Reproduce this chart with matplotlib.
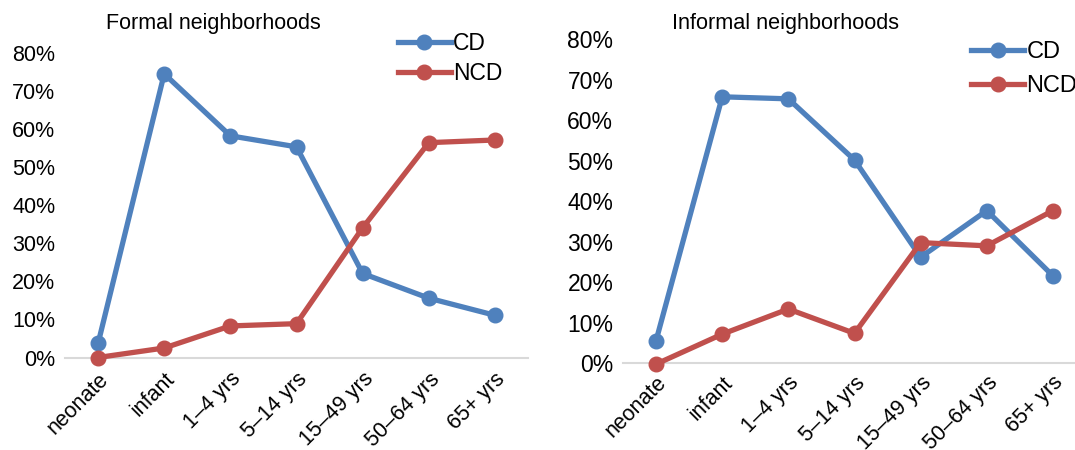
import matplotlib
matplotlib.use("Agg")
import matplotlib.pyplot as plt
from matplotlib.ticker import FuncFormatter

# ========================= DADOS =========================
age_groups = ["neonate", "infant", "1\u20134 yrs", "5\u201314 yrs",
              "15\u201349 yrs", "50\u201364 yrs", "65+ yrs"]

# Formal neighborhoods (% das mortes)
formal_cd = [3.7, 74.6, 58.3, 55.4, 22.1, 15.6, 11.1]
formal_ncd = [0.0, 2.5, 8.3, 8.9, 34.1, 56.5, 57.2]

# Informal neighborhoods
informal_cd = [5.6, 65.8, 65.3, 50.2, 26.2, 37.7, 21.6]
informal_ncd = [-0.2, 7.2, 13.4, 7.4, 29.8, 29.0, 37.7]

y_ticks = [0, 10, 20, 30, 40, 50, 60, 70, 80]

# ========================= ESTILO =========================
BLUE = "#4F81BD"
RED = "#C0504D"
GRID = "#D9D9D9"
plt.rcParams["font.family"] = ["Liberation Sans", "DejaVu Sans"]

W, H = 1075, 450
fig = plt.figure(figsize=(W / 100, H / 100), dpi=100)


def px_axes(x0, x1, y_top, y_bottom):
    """Posição do eixo a partir de pixels (origem em cima à esquerda)."""
    return [x0 / W, 1 - y_bottom / H, (x1 - x0) / W, (y_bottom - y_top) / H]


def draw_panel(ax, cd, ncd, fs, xfs, xpad):
    x = list(range(len(age_groups)))
    ax.plot(x, cd, color=BLUE, lw=3.8, marker="o", ms=10.5, label="CD",
            solid_joinstyle="round", clip_on=False, zorder=3)
    ax.plot(x, ncd, color=RED, lw=3.8, marker="o", ms=10.5, label="NCD",
            solid_joinstyle="round", clip_on=False, zorder=3)
    ax.set_xlim(-0.5, len(age_groups) - 0.5)
    ax.set_ylim(0, 80)
    ax.set_yticks(y_ticks)
    ax.yaxis.set_major_formatter(FuncFormatter(lambda v, p: f"{v:.0f}%"))
    ax.set_xticks(x)
    ax.set_xticklabels(age_groups, rotation=45, ha="right",
                       rotation_mode="anchor", fontsize=xfs)
    ax.tick_params(axis="y", length=0, pad=7, labelsize=fs)
    ax.tick_params(axis="x", length=0, pad=xpad)
    for s in ["top", "right", "left"]:
        ax.spines[s].set_visible(False)
    ax.spines["bottom"].set_color(GRID)
    ax.spines["bottom"].set_linewidth(1.5)
    ax.spines["bottom"].set_zorder(1)


# painel esquerdo
ax1 = fig.add_axes(px_axes(65, 528, 53.3, 357.5))
draw_panel(ax1, formal_cd, formal_ncd, 15.5, 15.5, 8)
fig.text(213 / W, 1 - 24 / H, "Formal neighborhoods", ha="center",
         va="center", fontsize=15.5)
ax1.legend(loc="upper left", bbox_to_anchor=(398 / W, 1 - 32 / H),
           bbox_transform=fig.transFigure, frameon=False, fontsize=16.5,
           handlelength=2.3, handletextpad=0.1, borderpad=0,
           borderaxespad=0, labelspacing=0.3)

# painel direito (cortado na borda direita, como no original)
ax2 = fig.add_axes(px_axes(623, 1086, 39.3, 363.3))
draw_panel(ax2, informal_cd, informal_ncd, 16.5, 15.5, 6.5)
fig.text(785 / W, 1 - 24 / H, "Informal neighborhoods", ha="center",
         va="center", fontsize=15.6)
ax2.legend(loc="upper left", bbox_to_anchor=(971 / W, 1 - 41 / H),
           bbox_transform=fig.transFigure, frameon=False, fontsize=17,
           handlelength=2.25, handletextpad=0.1, borderpad=0,
           borderaxespad=0, labelspacing=0.5)

fig.savefig("out.png", dpi=100)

** PROBLEM DETAILS **
Leave the images out, please, and restate each line word for word.

** TASK RESPONSE **
Reproduce this chart with matplotlib.
import matplotlib
matplotlib.use("Agg")
import matplotlib.pyplot as plt
from matplotlib.ticker import FuncFormatter

# ========================= DADOS =========================
age_groups = ["neonate", "infant", "1\u20134 yrs", "5\u201314 yrs",
              "15\u201349 yrs", "50\u201364 yrs", "65+ yrs"]

# Formal neighborhoods (% das mortes)
formal_cd = [3.7, 74.6, 58.3, 55.4, 22.1, 15.6, 11.1]
formal_ncd = [0.0, 2.5, 8.3, 8.9, 34.1, 56.5, 57.2]

# Informal neighborhoods
informal_cd = [5.6, 65.8, 65.3, 50.2, 26.2, 37.7, 21.6]
informal_ncd = [-0.2, 7.2, 13.4, 7.4, 29.8, 29.0, 37.7]

y_ticks = [0, 10, 20, 30, 40, 50, 60, 70, 80]

# ========================= ESTILO =========================
BLUE = "#4F81BD"
RED = "#C0504D"
GRID = "#D9D9D9"
plt.rcParams["font.family"] = ["Liberation Sans", "DejaVu Sans"]

W, H = 1075, 450
fig = plt.figure(figsize=(W / 100, H / 100), dpi=100)


def px_axes(x0, x1, y_top, y_bottom):
    """Posição do eixo a partir de pixels (origem em cima à esquerda)."""
    return [x0 / W, 1 - y_bottom / H, (x1 - x0) / W, (y_bottom - y_top) / H]


def draw_panel(ax, cd, ncd, fs, xfs, xpad):
    x = list(range(len(age_groups)))
    ax.plot(x, cd, color=BLUE, lw=3.8, marker="o", ms=10.5, label="CD",
            solid_joinstyle="round", clip_on=False, zorder=3)
    ax.plot(x, ncd, color=RED, lw=3.8, marker="o", ms=10.5, label="NCD",
            solid_joinstyle="round", clip_on=False, zorder=3)
    ax.set_xlim(-0.5, len(age_groups) - 0.5)
    ax.set_ylim(0, 80)
    ax.set_yticks(y_ticks)
    ax.yaxis.set_major_formatter(FuncFormatter(lambda v, p: f"{v:.0f}%"))
    ax.set_xticks(x)
    ax.set_xticklabels(age_groups, rotation=45, ha="right",
                       rotation_mode="anchor", fontsize=xfs)
    ax.tick_params(axis="y", length=0, pad=7, labelsize=fs)
    ax.tick_params(axis="x", length=0, pad=xpad)
    for s in ["top", "right", "left"]:
        ax.spines[s].set_visible(False)
    ax.spines["bottom"].set_color(GRID)
    ax.spines["bottom"].set_linewidth(1.5)
    ax.spines["bottom"].set_zorder(1)


# painel esquerdo
ax1 = fig.add_axes(px_axes(65, 528, 53.3, 357.5))
draw_panel(ax1, formal_cd, formal_ncd, 15.5, 15.5, 8)
fig.text(213 / W, 1 - 24 / H, "Formal neighborhoods", ha="center",
         va="center", fontsize=15.5)
ax1.legend(loc="upper left", bbox_to_anchor=(398 / W, 1 - 32 / H),
           bbox_transform=fig.transFigure, frameon=False, fontsize=16.5,
           handlelength=2.3, handletextpad=0.1, borderpad=0,
           borderaxespad=0, labelspacing=0.3)

# painel direito (cortado na borda direita, como no original)
ax2 = fig.add_axes(px_axes(623, 1086, 39.3, 363.3))
draw_panel(ax2, informal_cd, informal_ncd, 16.5, 15.5, 6.5)
fig.text(785 / W, 1 - 24 / H, "Informal neighborhoods", ha="center",
         va="center", fontsize=15.6)
ax2.legend(loc="upper left", bbox_to_anchor=(971 / W, 1 - 41 / H),
           bbox_transform=fig.transFigure, frameon=False, fontsize=17,
           handlelength=2.25, handletextpad=0.1, borderpad=0,
           borderaxespad=0, labelspacing=0.5)

fig.savefig("out.png", dpi=100)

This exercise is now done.